*DIRECTION*
Exactly the lines from the start of the data below through the line that contains "(keggen) at (268,877)" are to be copied, with pictures left out.

....................

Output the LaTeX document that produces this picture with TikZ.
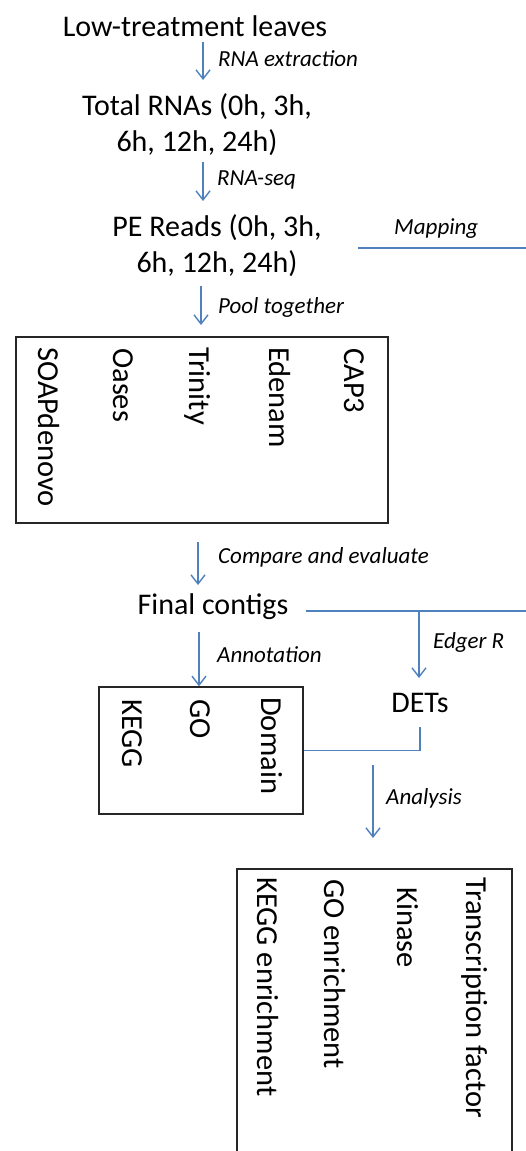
\documentclass[tikz,border=0pt]{standalone}
\usepackage{fontspec}
\setmainfont{Carlito}
\usetikzlibrary{arrows.meta}
\definecolor{flowblue}{RGB}{79,129,189}
\tikzset{
  big/.style={inner sep=0pt, font=\fontsize{30}{36}\selectfont, align=center},
  lbl/.style={inner sep=0pt, anchor=west, font=\fontsize{23}{26}\selectfont\itshape},
  vtext/.style={inner sep=0pt, anchor=west, rotate=-90, font=\fontsize{30.5}{34}\selectfont},
  box/.style={draw=black!85, line width=1.4pt, inner sep=0pt},
  conn/.style={draw=flowblue, line width=1.4pt},
  arr/.style={conn, -{Straight Barb[length=9pt,width=14pt,line width=1.4pt]}}
}
\begin{document}
\begin{tikzpicture}[x=1pt,y=-1pt]
\useasboundingbox (0,0) rectangle (526,1151);
\clip (0,0) rectangle (526,1151);
\fill[white] (0,0) rectangle (526,1151);

% main text nodes
\node[big] (leaves) at (195,26) {Low-treatment leaves};
\node[big] (total) at (197,125) {Total RNAs (0h, 3h,\\6h, 12h, 24h)};
\node[big] (reads) at (217,245.5) {PE Reads (0h, 3h,\\6h, 12h, 24h)};
\node[big] (contigs) at (213,607) {Final contigs};
\node[big] (dets) at (420,703) {DETs};

% boxes
\node[box, minimum width=372pt, minimum height=186pt] (asm) at (202,430) {};
\node[box, minimum width=204pt, minimum height=127pt] (annot) at (201,750.5) {};
\node[box, minimum width=275pt, minimum height=301pt] (anal) at (374.5,1019.5) {};

% assembler texts
\node[vtext] (soap) at (49,347) {SOAPdenovo};
\node[vtext] (oases) at (123,348) {Oases};
\node[vtext] (trinity) at (198,347) {Trinity};
\node[vtext] (edenam) at (280,347) {Edenam};
\node[vtext] (cap) at (354,348) {CAP3};

% annotation texts
\node[vtext] (kegg) at (132,699) {KEGG};
\node[vtext] (go) at (200,699) {GO};
\node[vtext] (domain) at (272,697) {Domain};

% analysis texts
\node[vtext] (tf) at (475,877) {Transcription factor};
\node[vtext] (kinase) at (408,887) {Kinase};
\node[vtext] (goen) at (335,879) {GO enrichment};
\node[vtext] (keggen) at (268,877) {KEGG enrichment};

% arrow end points
\coordinate (a1s) at (203,42);  \coordinate (a1e) at (203,80);
\coordinate (a2s) at (203,162); \coordinate (a2e) at (203,201);
\coordinate (a3s) at (201,286); \coordinate (a3e) at (201,325);
\coordinate (a4s) at (198,542); \coordinate (a4e) at (198,585);
\coordinate (a5s) at (199,632);
\coordinate (mapS) at (358,248); \coordinate (mapE) at (527,248);
\coordinate (fcS) at (306,611);  \coordinate (fcE) at (527,611);
\coordinate (edgS) at (419,611); \coordinate (edgE) at (419,678);
\coordinate (detS) at (420,727);
\coordinate (anS) at (373,765); \coordinate (anE) at (373,838);

% connectors
\draw[arr] (a1s) -- (a1e);
\draw[arr] (a2s) -- (a2e);
\draw[arr] (a3s) -- (a3e);
\draw[arr] (a4s) -- (a4e);
\draw[arr] (a5s) -- (a5s |- annot.north);
\draw[conn] (mapS) -- (mapE);
\draw[conn] (fcS) -- (fcE);
\draw[arr] (edgS) -- (edgE);
\draw[conn] (detS) |- (annot.east);
\draw[arr] (anS) -- (anE);

% labels
\node[lbl] (l1) at (218,59) {RNA extraction};
\node[lbl] (l2) at (217,180) {RNA-seq};
\node[lbl] (l3) at (218,307) {Pool together};
\node[lbl] (l4) at (394,229) {Mapping};
\node[lbl] (l5) at (218,557) {Compare and evaluate};
\node[lbl] (l6) at (217,655) {Annotation};
\node[lbl] (l7) at (433,642) {Edger R};
\node[lbl] (l8) at (386,798) {Analysis};
\end{tikzpicture}
\end{document}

....................

*TASK OUTPUT*
Output the LaTeX document that produces this picture with TikZ.
\documentclass[tikz,border=0pt]{standalone}
\usepackage{fontspec}
\setmainfont{Carlito}
\usetikzlibrary{arrows.meta}
\definecolor{flowblue}{RGB}{79,129,189}
\tikzset{
  big/.style={inner sep=0pt, font=\fontsize{30}{36}\selectfont, align=center},
  lbl/.style={inner sep=0pt, anchor=west, font=\fontsize{23}{26}\selectfont\itshape},
  vtext/.style={inner sep=0pt, anchor=west, rotate=-90, font=\fontsize{30.5}{34}\selectfont},
  box/.style={draw=black!85, line width=1.4pt, inner sep=0pt},
  conn/.style={draw=flowblue, line width=1.4pt},
  arr/.style={conn, -{Straight Barb[length=9pt,width=14pt,line width=1.4pt]}}
}
\begin{document}
\begin{tikzpicture}[x=1pt,y=-1pt]
\useasboundingbox (0,0) rectangle (526,1151);
\clip (0,0) rectangle (526,1151);
\fill[white] (0,0) rectangle (526,1151);

% main text nodes
\node[big] (leaves) at (195,26) {Low-treatment leaves};
\node[big] (total) at (197,125) {Total RNAs (0h, 3h,\\6h, 12h, 24h)};
\node[big] (reads) at (217,245.5) {PE Reads (0h, 3h,\\6h, 12h, 24h)};
\node[big] (contigs) at (213,607) {Final contigs};
\node[big] (dets) at (420,703) {DETs};

% boxes
\node[box, minimum width=372pt, minimum height=186pt] (asm) at (202,430) {};
\node[box, minimum width=204pt, minimum height=127pt] (annot) at (201,750.5) {};
\node[box, minimum width=275pt, minimum height=301pt] (anal) at (374.5,1019.5) {};

% assembler texts
\node[vtext] (soap) at (49,347) {SOAPdenovo};
\node[vtext] (oases) at (123,348) {Oases};
\node[vtext] (trinity) at (198,347) {Trinity};
\node[vtext] (edenam) at (280,347) {Edenam};
\node[vtext] (cap) at (354,348) {CAP3};

% annotation texts
\node[vtext] (kegg) at (132,699) {KEGG};
\node[vtext] (go) at (200,699) {GO};
\node[vtext] (domain) at (272,697) {Domain};

% analysis texts
\node[vtext] (tf) at (475,877) {Transcription factor};
\node[vtext] (kinase) at (408,887) {Kinase};
\node[vtext] (goen) at (335,879) {GO enrichment};
\node[vtext] (keggen) at (268,877) {KEGG enrichment};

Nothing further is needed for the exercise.